* _SHORT EXERCISE_
For this exercise, repeat all of the material verbatim apart from its images.

* _GIVEN INFORMATION_
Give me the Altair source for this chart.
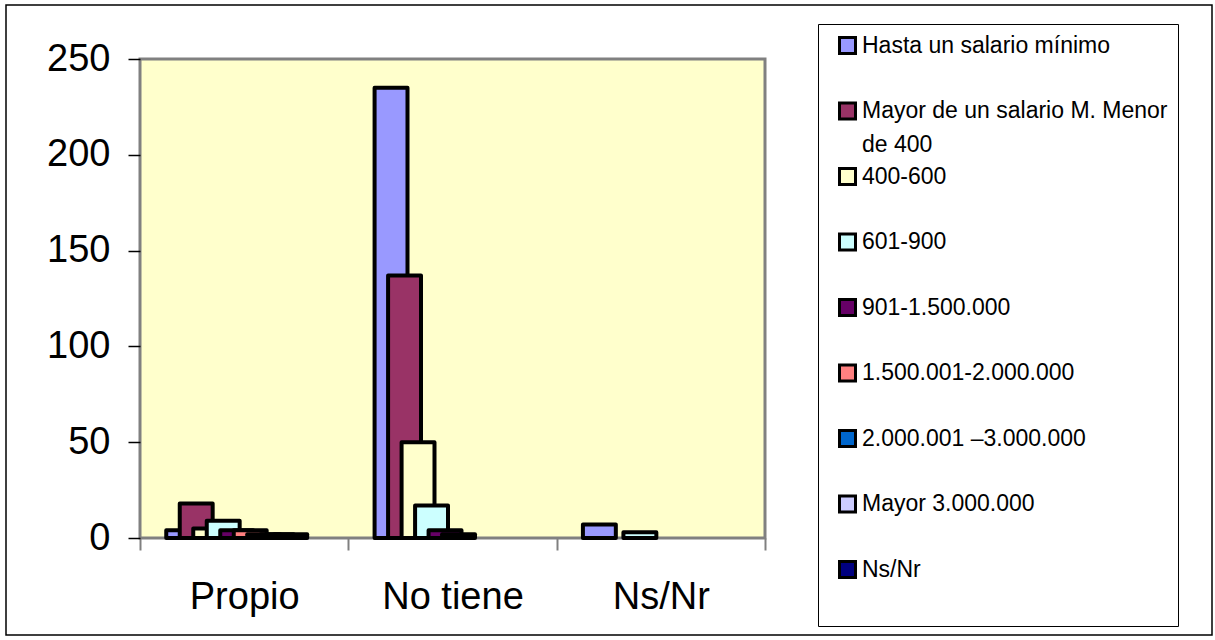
import json

import altair as alt
import pandas as pd

# Categories, series and counts per income bracket
groups = ["Propio", "No tiene", "Ns/Nr"]
series = [
    "Hasta un salario mínimo",
    "Mayor de un salario M. Menor de 400",
    "400-600",
    "601-900",
    "901-1.500.000",
    "1.500.001-2.000.000",
    "2.000.001 –3.000.000",
    "Mayor 3.000.000",
    "Ns/Nr",
]
colors = ["#9999FF", "#993366", "#FFFFCC", "#CCFFFF", "#660066",
          "#FF8080", "#0066CC", "#CCCCFF", "#000080"]

propio = [4, 18, 5, 9, 4, 4, 2, 2, 2]
no_tiene = [235, 137, 50, 17, 4, 2, 0, 0, 0]
ns_nr = [7, 0, 0, 3, 0, 0, 0, 0, 0]

y_ticks = [0, 50, 100, 150, 200, 250]

# long table, series-major so later series are drawn on top of earlier ones
rows = []
for si, s in enumerate(series):
    for gi, vals in enumerate([propio, no_tiene, ns_nr]):
        rows.append({"grupo": groups[gi], "g": gi, "serie": s, "s": si, "valor": vals[si]})
df = pd.DataFrame(rows)

# overlapping-bar layout, in category units (each category spans 1.0)
FIRST = 0.126   # left edge of the first bar inside its category
STEP = 0.0648   # shift between consecutive series
BAR = 0.158     # bar width

FONT = "Liberation Sans"

x_values = [0, 0.5, 1, 1.5, 2, 2.5, 3]
x_label_expr = (
    "datum.value % 1 === 0.5 ? "
    + json.dumps(groups, ensure_ascii=False)
    + "[floor(datum.value)] : ''"
)

# the long legend entry is split over two lines
long_label = series[1]
legend_label_expr = (
    "datum.label === " + json.dumps(long_label, ensure_ascii=False)
    + " ? " + json.dumps(["Mayor de un salario M. Menor", "de 400"], ensure_ascii=False)
    + " : datum.label"
)

bars = (
    alt.Chart(df)
    .transform_filter("datum.valor > 0")
    .transform_calculate(x0=f"datum.g + {FIRST} + datum.s * {STEP}")
    .transform_calculate(x1=f"datum.x0 + {BAR}")
    .mark_bar(stroke="black", strokeWidth=4, strokeJoin="round")
    .encode(
        x=alt.X(
            "x0:Q",
            scale=alt.Scale(domain=[0, 3], nice=False, zero=False),
            axis=alt.Axis(
                values=x_values,
                labelExpr=x_label_expr,
                tickOpacity={"condition": {"test": "datum.value % 1 === 0", "value": 1}, "value": 0},
                tickColor="#808080",
                tickWidth=2,
                tickSize=12,
                labelPadding=28,
                labelFontSize=38,
                labelFont=FONT,
                labelColor="black",
                labelOverlap=False,
                labelFlush=False,
                domain=False,
                grid=False,
                title=None,
            ),
        ),
        x2="x1:Q",
        y=alt.Y(
            "valor:Q",
            scale=alt.Scale(domain=[0, 250], nice=False),
            axis=alt.Axis(
                values=y_ticks,
                labelFontSize=38,
                labelFont=FONT,
                labelColor="black",
                labelPadding=18,
                tickColor="black",
                tickSize=12,
                tickWidth=1.5,
                domain=False,
                grid=False,
                title=None,
            ),
        ),
        y2=alt.datum(0),
        color=alt.Color(
            "serie:N",
            scale=alt.Scale(domain=series, range=colors),
            legend=alt.Legend(
                title=" ",
                titleOrient="bottom",
                titlePadding=17,
                titleFontSize=15,
                orient="none",
                legendX=678,
                legendY=-35,
                direction="vertical",
                gridAlign="all",
                symbolType="square",
                symbolSize=256,
                symbolStrokeColor="black",
                symbolStrokeWidth=3,
                symbolOffset=8,
                labelOffset=3,
                labelFontSize=23,
                labelFont=FONT,
                labelColor="black",
                labelLimit=400,
                labelExpr=legend_label_expr,
                rowPadding=4.5,
                padding=10,
                strokeColor="black",
                fillColor="white",
            ),
        ),
    )
)

# thin border around the whole figure
frame = (
    alt.Chart(alt.Data(values=[{"k": 1}]))
    .mark_rect(fillOpacity=0, stroke="black", strokeWidth=1.5)
    .encode(
        x=alt.value(-134),
        x2=alt.value(1072),
        y=alt.value(-54),
        y2=alt.value(576),
    )
)

chart = (
    alt.layer(frame, bars)
    .properties(
        width=625,
        height=479,
        autosize=alt.AutoSizeParams(type="none"),
        padding={"left": 140, "top": 59, "right": 450, "bottom": 102},
        background="white",
    )
    .configure(
        font=FONT,
        style={"guide-label": {"lineHeight": 34}},
        view=alt.ViewConfig(fill="#FFFFCC", stroke="#808080", strokeWidth=3),
    )
)

chart.save("out.html", embed_options={"renderer": "svg", "actions": False})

* _THE REPLY_
Give me the Altair source for this chart.
import json

import altair as alt
import pandas as pd

# Categories, series and counts per income bracket
groups = ["Propio", "No tiene", "Ns/Nr"]
series = [
    "Hasta un salario mínimo",
    "Mayor de un salario M. Menor de 400",
    "400-600",
    "601-900",
    "901-1.500.000",
    "1.500.001-2.000.000",
    "2.000.001 –3.000.000",
    "Mayor 3.000.000",
    "Ns/Nr",
]
colors = ["#9999FF", "#993366", "#FFFFCC", "#CCFFFF", "#660066",
          "#FF8080", "#0066CC", "#CCCCFF", "#000080"]

propio = [4, 18, 5, 9, 4, 4, 2, 2, 2]
no_tiene = [235, 137, 50, 17, 4, 2, 0, 0, 0]
ns_nr = [7, 0, 0, 3, 0, 0, 0, 0, 0]

y_ticks = [0, 50, 100, 150, 200, 250]

# long table, series-major so later series are drawn on top of earlier ones
rows = []
for si, s in enumerate(series):
    for gi, vals in enumerate([propio, no_tiene, ns_nr]):
        rows.append({"grupo": groups[gi], "g": gi, "serie": s, "s": si, "valor": vals[si]})
df = pd.DataFrame(rows)

# overlapping-bar layout, in category units (each category spans 1.0)
FIRST = 0.126   # left edge of the first bar inside its category
STEP = 0.0648   # shift between consecutive series
BAR = 0.158     # bar width

FONT = "Liberation Sans"

x_values = [0, 0.5, 1, 1.5, 2, 2.5, 3]
x_label_expr = (
    "datum.value % 1 === 0.5 ? "
    + json.dumps(groups, ensure_ascii=False)
    + "[floor(datum.value)] : ''"
)

# the long legend entry is split over two lines
long_label = series[1]
legend_label_expr = (
    "datum.label === " + json.dumps(long_label, ensure_ascii=False)
    + " ? " + json.dumps(["Mayor de un salario M. Menor", "de 400"], ensure_ascii=False)
    + " : datum.label"
)

bars = (
    alt.Chart(df)
    .transform_filter("datum.valor > 0")
    .transform_calculate(x0=f"datum.g + {FIRST} + datum.s * {STEP}")
    .transform_calculate(x1=f"datum.x0 + {BAR}")
    .mark_bar(stroke="black", strokeWidth=4, strokeJoin="round")
    .encode(
        x=alt.X(
            "x0:Q",
            scale=alt.Scale(domain=[0, 3], nice=False, zero=False),
            axis=alt.Axis(
                values=x_values,
                labelExpr=x_label_expr,
                tickOpacity={"condition": {"test": "datum.value % 1 === 0", "value": 1}, "value": 0},
                tickColor="#808080",
                tickWidth=2,
                tickSize=12,
                labelPadding=28,
                labelFontSize=38,
                labelFont=FONT,
                labelColor="black",
                labelOverlap=False,
                labelFlush=False,
                domain=False,
                grid=False,
                title=None,
            ),
        ),
        x2="x1:Q",
        y=alt.Y(
            "valor:Q",
            scale=alt.Scale(domain=[0, 250], nice=False),
            axis=alt.Axis(
                values=y_ticks,
                labelFontSize=38,
                labelFont=FONT,
                labelColor="black",
                labelPadding=18,
                tickColor="black",
                tickSize=12,
                tickWidth=1.5,
                domain=False,
                grid=False,
                title=None,
            ),
        ),
        y2=alt.datum(0),
        color=alt.Color(
            "serie:N",
            scale=alt.Scale(domain=series, range=colors),
            legend=alt.Legend(
                title=" ",
                titleOrient="bottom",
                titlePadding=17,
                titleFontSize=15,
                orient="none",
                legendX=678,
                legendY=-35,
                direction="vertical",
                gridAlign="all",
                symbolType="square",
                symbolSize=256,
                symbolStrokeColor="black",
                symbolStrokeWidth=3,
                symbolOffset=8,
                labelOffset=3,
                labelFontSize=23,
                labelFont=FONT,
                labelColor="black",
                labelLimit=400,
                labelExpr=legend_label_expr,
                rowPadding=4.5,
                padding=10,
                strokeColor="black",
                fillColor="white",
            ),
        ),
    )
)

# thin border around the whole figure
frame = (
    alt.Chart(alt.Data(values=[{"k": 1}]))
    .mark_rect(fillOpacity=0, stroke="black", strokeWidth=1.5)
    .encode(
        x=alt.value(-134),
        x2=alt.value(1072),
        y=alt.value(-54),
        y2=alt.value(576),
    )
)

chart = (
    alt.layer(frame, bars)
    .properties(
        width=625,
        height=479,
        autosize=alt.AutoSizeParams(type="none"),
        padding={"left": 140, "top": 59, "right": 450, "bottom": 102},
        background="white",
    )
    .configure(
        font=FONT,
        style={"guide-label": {"lineHeight": 34}},
        view=alt.ViewConfig(fill="#FFFFCC", stroke="#808080", strokeWidth=3),
    )
)

chart.save("out.html", embed_options={"renderer": "svg", "actions": False})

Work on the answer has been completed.